My AI Assistant Told Me 'Sent ✅' — Three Times. It Was Lying.
The scariest failure mode of AI agents isn't that they break. It's that they tell you they succeeded when they didn't.
I run an AI Chief of Staff. He lives on WhatsApp, manages my calendar and email, and relays messages to people for me so I don’t have to context-switch a hundred times a day. I named him George.
A few weeks ago I asked George to pass a few messages along to someone I needed to stay in touch with. He replied the way he always does: “Sent ✅.” Clean, confident, done. I moved on with my day.
The messages were never sent. Not one of them.
How I found out
I only caught it because the person never replied — and it wasn’t like them to go quiet. I went digging, expecting to find a delay or a typo in a phone number. Instead I found nothing. No record of the message leaving. No delivery, no failure, no error. George had told me “Sent ✅” three separate times, and three separate times the message had quietly died somewhere inside my own system before it ever reached WhatsApp.
That is a very specific kind of cold feeling. Not “my tool is broken” — I can handle broken. This was “my tool is confidently telling me it did something it did not do.” And I had been believing it.
Why it happened (and why it’s the dangerous kind of bug)
Here’s the part worth understanding, because it isn’t unique to my setup — it’s baked into how AI agents work.
George isn’t one program. He’s a few specialized agents that hand work to each other. One agent talks to me; a different one actually does the sending. When I asked for the message to go out, the first agent handed the job to the second and then reported back to me: “Sent ✅.”
But “I handed off the task” and “the task succeeded” are not the same thing — and nobody was checking the difference. The handoff failed silently. The first agent never knew. So it told me the truth as it understood it: from where it sat, it had done its job. It passed the note. It just had no idea the note fell on the floor.
This is the trap with AI agents. They are built to be helpful and to report success. When you stack them together, each one only sees its own little slice, and “I think it worked” gets reported to you as “it worked.” There’s no villain here — no agent decided to lie. The system was just designed to assume success instead of prove it.
That’s the failure mode that should scare you, far more than an AI that crashes. A crash is loud. This is silent, and it wears the costume of success.
The fix: make it show receipts
The principle I landed on is simple, and it applies to any AI agent you’ll ever trust with a real-world action:
Never accept “done.” Demand proof of done.
When George sends a WhatsApp now, the messaging system hands back a real delivery receipt — a unique ID that only exists if the message physically left the building. The rule I gave him is blunt: if you cannot show me that receipt, you are forbidden from telling me it was sent. You say “NOT SENT” instead.

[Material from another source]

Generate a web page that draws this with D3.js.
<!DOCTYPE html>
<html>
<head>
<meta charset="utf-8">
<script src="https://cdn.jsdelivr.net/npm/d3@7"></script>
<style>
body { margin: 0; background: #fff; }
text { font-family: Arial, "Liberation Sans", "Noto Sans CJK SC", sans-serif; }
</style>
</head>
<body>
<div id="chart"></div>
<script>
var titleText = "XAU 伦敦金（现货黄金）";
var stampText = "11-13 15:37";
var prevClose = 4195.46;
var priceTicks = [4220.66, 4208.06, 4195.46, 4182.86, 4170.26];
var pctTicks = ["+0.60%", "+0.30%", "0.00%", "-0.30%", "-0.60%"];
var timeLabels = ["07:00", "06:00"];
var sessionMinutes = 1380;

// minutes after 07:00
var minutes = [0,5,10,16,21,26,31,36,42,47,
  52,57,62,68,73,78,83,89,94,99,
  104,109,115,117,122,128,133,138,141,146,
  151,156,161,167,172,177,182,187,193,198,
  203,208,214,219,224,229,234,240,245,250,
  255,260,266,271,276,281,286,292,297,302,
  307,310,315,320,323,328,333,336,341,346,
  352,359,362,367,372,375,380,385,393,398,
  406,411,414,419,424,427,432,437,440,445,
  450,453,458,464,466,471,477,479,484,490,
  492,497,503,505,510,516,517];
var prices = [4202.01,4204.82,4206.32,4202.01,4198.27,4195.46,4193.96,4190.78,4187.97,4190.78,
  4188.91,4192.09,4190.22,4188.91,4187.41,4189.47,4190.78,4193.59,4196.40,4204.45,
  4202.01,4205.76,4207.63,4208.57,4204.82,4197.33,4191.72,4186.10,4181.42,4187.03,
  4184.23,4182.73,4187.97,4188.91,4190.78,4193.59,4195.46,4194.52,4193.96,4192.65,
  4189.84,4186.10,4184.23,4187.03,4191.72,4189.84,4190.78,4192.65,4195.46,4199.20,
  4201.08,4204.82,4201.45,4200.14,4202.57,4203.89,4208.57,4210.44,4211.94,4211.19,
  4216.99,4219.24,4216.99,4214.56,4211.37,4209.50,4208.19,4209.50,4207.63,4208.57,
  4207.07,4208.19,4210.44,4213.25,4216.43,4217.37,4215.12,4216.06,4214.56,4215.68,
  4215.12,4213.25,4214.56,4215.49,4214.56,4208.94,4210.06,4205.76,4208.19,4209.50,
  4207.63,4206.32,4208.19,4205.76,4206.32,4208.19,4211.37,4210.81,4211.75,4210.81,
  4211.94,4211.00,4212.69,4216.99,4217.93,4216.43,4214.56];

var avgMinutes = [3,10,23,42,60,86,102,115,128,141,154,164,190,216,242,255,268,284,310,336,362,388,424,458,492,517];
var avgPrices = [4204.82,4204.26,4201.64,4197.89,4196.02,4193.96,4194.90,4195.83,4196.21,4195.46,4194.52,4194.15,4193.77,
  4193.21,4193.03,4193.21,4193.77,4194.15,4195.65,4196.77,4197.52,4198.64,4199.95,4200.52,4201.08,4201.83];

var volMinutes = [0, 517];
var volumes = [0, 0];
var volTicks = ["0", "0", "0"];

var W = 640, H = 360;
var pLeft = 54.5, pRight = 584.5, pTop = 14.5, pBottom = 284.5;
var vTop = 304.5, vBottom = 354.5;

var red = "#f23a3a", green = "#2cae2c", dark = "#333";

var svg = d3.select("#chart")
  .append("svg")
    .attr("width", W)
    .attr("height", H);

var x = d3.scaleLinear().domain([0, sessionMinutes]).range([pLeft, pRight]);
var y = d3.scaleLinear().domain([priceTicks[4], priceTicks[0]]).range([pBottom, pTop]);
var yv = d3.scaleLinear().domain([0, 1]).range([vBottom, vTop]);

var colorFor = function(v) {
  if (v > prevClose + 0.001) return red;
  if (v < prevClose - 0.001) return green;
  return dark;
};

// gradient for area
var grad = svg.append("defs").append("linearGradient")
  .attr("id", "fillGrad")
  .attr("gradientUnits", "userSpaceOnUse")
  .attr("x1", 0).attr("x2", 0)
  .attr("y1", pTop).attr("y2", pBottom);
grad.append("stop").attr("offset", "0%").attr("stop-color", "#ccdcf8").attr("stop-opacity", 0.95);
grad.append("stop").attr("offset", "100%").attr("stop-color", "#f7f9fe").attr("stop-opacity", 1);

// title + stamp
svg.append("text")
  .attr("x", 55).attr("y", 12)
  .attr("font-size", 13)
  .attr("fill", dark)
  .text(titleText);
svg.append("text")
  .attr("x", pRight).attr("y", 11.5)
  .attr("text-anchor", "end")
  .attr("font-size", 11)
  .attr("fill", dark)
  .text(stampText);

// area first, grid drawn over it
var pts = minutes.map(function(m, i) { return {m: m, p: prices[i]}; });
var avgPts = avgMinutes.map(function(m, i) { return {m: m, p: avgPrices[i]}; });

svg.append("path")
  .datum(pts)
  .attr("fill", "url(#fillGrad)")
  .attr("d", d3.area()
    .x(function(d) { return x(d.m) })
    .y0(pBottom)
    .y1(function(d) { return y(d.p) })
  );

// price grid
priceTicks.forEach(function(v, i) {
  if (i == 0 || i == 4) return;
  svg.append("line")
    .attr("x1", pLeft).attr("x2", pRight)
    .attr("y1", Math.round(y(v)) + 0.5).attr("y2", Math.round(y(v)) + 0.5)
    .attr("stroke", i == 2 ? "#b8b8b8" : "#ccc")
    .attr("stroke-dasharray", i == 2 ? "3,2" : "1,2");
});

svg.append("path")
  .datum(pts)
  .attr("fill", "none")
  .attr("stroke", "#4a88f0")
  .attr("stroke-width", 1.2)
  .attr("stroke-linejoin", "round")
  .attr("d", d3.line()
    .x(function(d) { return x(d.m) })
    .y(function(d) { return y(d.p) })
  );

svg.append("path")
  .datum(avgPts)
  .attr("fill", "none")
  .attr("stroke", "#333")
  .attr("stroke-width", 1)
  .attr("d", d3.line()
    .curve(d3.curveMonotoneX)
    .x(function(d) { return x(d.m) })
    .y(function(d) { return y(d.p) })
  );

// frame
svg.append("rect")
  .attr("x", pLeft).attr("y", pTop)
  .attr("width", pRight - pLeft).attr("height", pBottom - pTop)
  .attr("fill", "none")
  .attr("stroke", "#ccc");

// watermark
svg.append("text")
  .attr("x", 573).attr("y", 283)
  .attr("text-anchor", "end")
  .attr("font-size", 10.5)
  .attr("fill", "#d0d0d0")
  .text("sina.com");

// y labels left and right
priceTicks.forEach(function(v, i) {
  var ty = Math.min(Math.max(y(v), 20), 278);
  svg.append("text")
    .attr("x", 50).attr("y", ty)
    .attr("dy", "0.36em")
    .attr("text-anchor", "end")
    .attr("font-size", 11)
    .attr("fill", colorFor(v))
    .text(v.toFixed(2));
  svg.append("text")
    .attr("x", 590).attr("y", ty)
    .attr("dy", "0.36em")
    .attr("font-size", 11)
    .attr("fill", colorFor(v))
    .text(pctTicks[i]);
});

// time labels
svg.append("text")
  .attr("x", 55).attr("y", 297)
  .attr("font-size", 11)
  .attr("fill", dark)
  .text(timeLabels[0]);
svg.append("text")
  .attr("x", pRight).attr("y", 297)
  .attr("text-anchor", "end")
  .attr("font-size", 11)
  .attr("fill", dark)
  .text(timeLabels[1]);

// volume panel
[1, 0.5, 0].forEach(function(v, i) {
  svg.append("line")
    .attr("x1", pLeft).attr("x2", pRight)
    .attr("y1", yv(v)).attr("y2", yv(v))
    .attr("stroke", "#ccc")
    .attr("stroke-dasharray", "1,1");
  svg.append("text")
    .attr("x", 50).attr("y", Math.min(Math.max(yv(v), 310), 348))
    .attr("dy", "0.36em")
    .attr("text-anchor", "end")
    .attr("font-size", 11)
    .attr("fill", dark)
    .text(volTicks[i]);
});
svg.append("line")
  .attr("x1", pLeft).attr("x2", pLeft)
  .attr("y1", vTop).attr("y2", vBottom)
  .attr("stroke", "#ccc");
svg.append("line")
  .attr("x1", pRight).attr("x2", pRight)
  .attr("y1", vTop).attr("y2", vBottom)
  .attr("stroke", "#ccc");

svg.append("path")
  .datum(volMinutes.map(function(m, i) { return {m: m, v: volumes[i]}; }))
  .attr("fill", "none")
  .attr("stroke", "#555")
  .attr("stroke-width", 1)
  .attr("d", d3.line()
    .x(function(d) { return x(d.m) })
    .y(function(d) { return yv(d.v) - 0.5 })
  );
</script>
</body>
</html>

No receipt, no ”✅.” “I tried” and “I think so” both get reported honestly as failure. The agent is no longer allowed to translate its own optimism into a confirmation to me.
The difference is night and day. Now when George says “Sent ✅,” there is a cryptographic fact sitting behind those words. When something fails, I hear about it immediately — as a failure — instead of discovering it days later through someone’s silence.

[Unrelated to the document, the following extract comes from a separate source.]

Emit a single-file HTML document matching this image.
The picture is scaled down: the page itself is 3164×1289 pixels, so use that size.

The lesson, if you’re building or using AI agents
Every AI agent you delegate a real action to — sending, paying, posting, booking — should be answering one question before it reports back to you: can I prove this happened, or am I just assuming it did?
If your agent can’t tell the difference between “I tried” and “it worked,” it will eventually tell you ”✅” when the truth is ”❌.” Not because it’s malicious. Because that’s the default, and nobody told it to demand a receipt.
I trust George more now than I did before this happened — not despite the bug, but because of how we closed it. He’s allowed to fail. He’s just not allowed to pretend he didn’t.